His two years as ARSO-I in Rio have been personally satisfying by providing the opportunity to blend diplomacy with law enforcement, two professions with very different perspectives and approaches to issues. “I have seen how the intersection between law enforcement and diplomacy increases U.S. national security while also bolstering the partner nation’s efforts to improve its own security,” Jackson said. “Everyone wins.”
As ARSO-I, Jackson works very closely with the Consular Affairs unit of the Rio Consulate, which controls the issuance of immigrant and non-immigrant visas for foreigners wanting to visit or resettle in the United States. “Consular’s process for evaluating visa applicants is the first line of defense against those who wish to enter the United States and cause us harm,” Jackson said. “One of my principal duties is to assist my colleagues as they work to guarantee that only legitimate applicants are able to travel while ensuring that others are thwarted from obtaining visa to enter the United States.

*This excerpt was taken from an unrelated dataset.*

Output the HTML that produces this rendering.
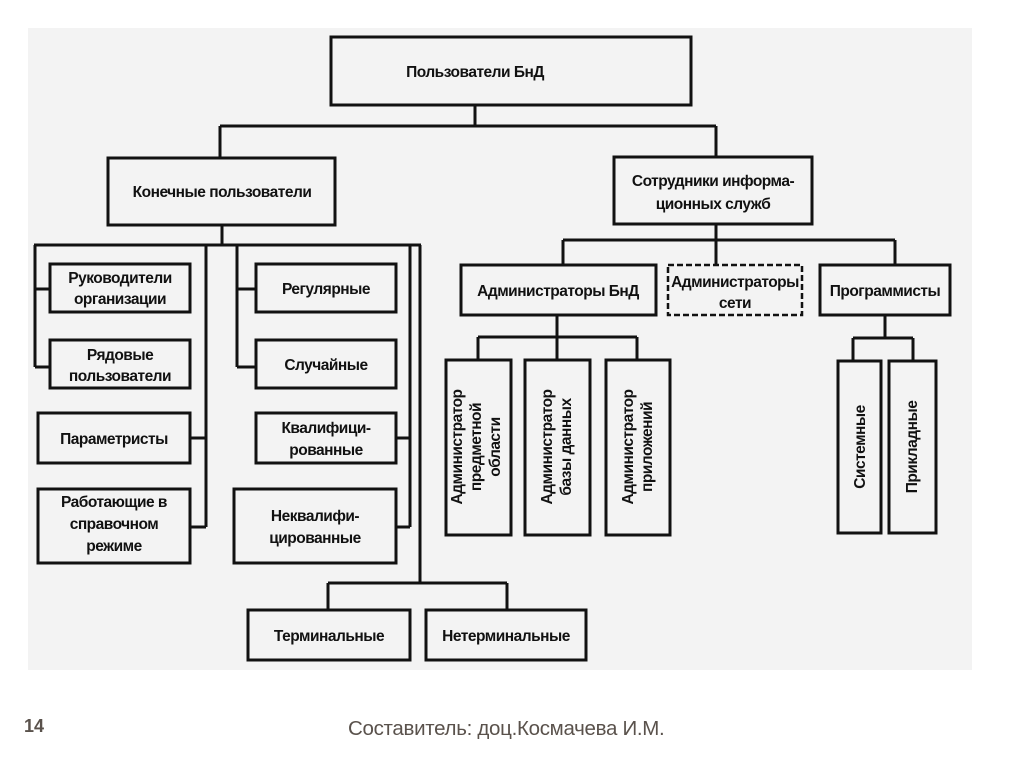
<!DOCTYPE html>
<html><head><meta charset="utf-8"><style>
html,body{margin:0;padding:0;background:#fff;width:1024px;height:767px;overflow:hidden}
svg{display:block}
text{font-family:"Liberation Sans","DejaVu Sans",sans-serif;font-weight:bold;font-size:15.5px;fill:#111;letter-spacing:-0.5px}
</style></head><body>
<svg width="1024" height="767" viewBox="0 0 1024 767">
<rect x="28" y="28" width="944" height="642" fill="#f3f3f3"/>
<g fill="none" stroke="#111" stroke-width="3">
<rect x="331" y="37" width="360" height="68"/>
<path d="M475 105V126M220 126H716M220 126V158M716 126V157"/>
<rect x="108" y="158" width="227" height="67"/>
<path d="M222 225V245M34 245H421M35 245V367M35 289H50M35 367H50M206 245V527M190 438H206M190 527H206M237 245V367M237 289H256M237 367H256M410 245V527M396 438H410M396 527H410M420 245V583M328 583H507M328 583V610M507 583V610"/>
<rect x="50" y="264" width="140" height="48"/>
<rect x="50" y="340" width="140" height="48"/>
<rect x="38" y="413" width="152" height="50"/>
<rect x="38" y="489" width="152" height="74"/>
<rect x="256" y="264" width="140" height="48"/>
<rect x="256" y="340" width="140" height="48"/>
<rect x="256" y="413" width="140" height="50"/>
<rect x="234" y="489" width="162" height="74"/>
<rect x="248" y="610" width="162" height="50"/>
<rect x="426" y="610" width="160" height="50"/>
<rect x="614" y="157" width="198" height="67"/>
<path d="M716 224V240M563 240H895M563 240V265M716 240V265M895 240V265"/>
<rect x="461" y="265" width="195" height="50"/>
<rect x="668" y="265" width="134" height="50" stroke-dasharray="6,3" stroke-width="2.5"/>
<rect x="820" y="265" width="130" height="50"/>
<path d="M557 315V337M478 337H637M478 337V360M557 337V360M637 337V360"/>
<rect x="446" y="360" width="65" height="175"/>
<rect x="525" y="360" width="65" height="175"/>
<rect x="606" y="360" width="64" height="175"/>
<path d="M885 315V338M853 338H913M853 338V361M913 338V361"/>
<rect x="838" y="361" width="43" height="172"/>
<rect x="889" y="361" width="47" height="172"/>
</g>
<g text-anchor="middle">
<text x="475" y="77">Пользователи БнД</text>
<text x="222" y="197">Конечные пользователи</text>
<text x="120" y="283">Руководители</text><text x="120" y="304">организации</text>
<text x="120" y="360">Рядовые</text><text x="120" y="381">пользователи</text>
<text x="114" y="444">Параметристы</text>
<text x="114" y="507">Работающие в</text><text x="114" y="529">справочном</text><text x="114" y="551">режиме</text>
<text x="326" y="294">Регулярные</text>
<text x="326" y="370">Случайные</text>
<text x="326" y="433">Квалифици-</text><text x="326" y="455">рованные</text>
<text x="315" y="521">Неквалифи-</text><text x="315" y="543">цированные</text>
<text x="329" y="641">Терминальные</text>
<text x="506" y="641">Нетерминальные</text>
<text x="713" y="186">Сотрудники информа-</text><text x="713" y="209">ционных служб</text>
<text x="558" y="296">Администраторы БнД</text>
<text x="735" y="287">Администраторы</text><text x="735" y="308">сети</text>
<text x="885" y="296">Программисты</text>
<g transform="translate(478,447) rotate(-90)"><text x="0" y="-16">Администратор</text><text x="0" y="3">предметной</text><text x="0" y="22">области</text></g>
<g transform="translate(557,447) rotate(-90)"><text x="0" y="-5">Администратор</text><text x="0" y="14">базы данных</text></g>
<g transform="translate(638,447) rotate(-90)"><text x="0" y="-5">Администратор</text><text x="0" y="14">приложений</text></g>
<g transform="translate(860,447) rotate(-90)"><text x="0" y="5">Системные</text></g>
<g transform="translate(912,447) rotate(-90)"><text x="0" y="5">Прикладные</text></g>
</g>
<text x="24" y="732" style="font-size:18px;fill:#5a524c;letter-spacing:0">14</text>
<text x="348" y="735" style="font-weight:normal;font-size:20.5px;fill:#5a524c;letter-spacing:-0.3px">Составитель: доц.Космачева И.М.</text>
</svg>
</body></html>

Information sharing between the United States and Brazilian law enforcement is critical to that process. Brazil provides a beautiful example of the benefits to the United States of close cooperation with a partner country.”
Jackson joined DOS in 2010. His prior postings were in the New York Field Office and Yemen. A native of New York City, he is a graduate of Harvard University and the University of Virginia School of Law.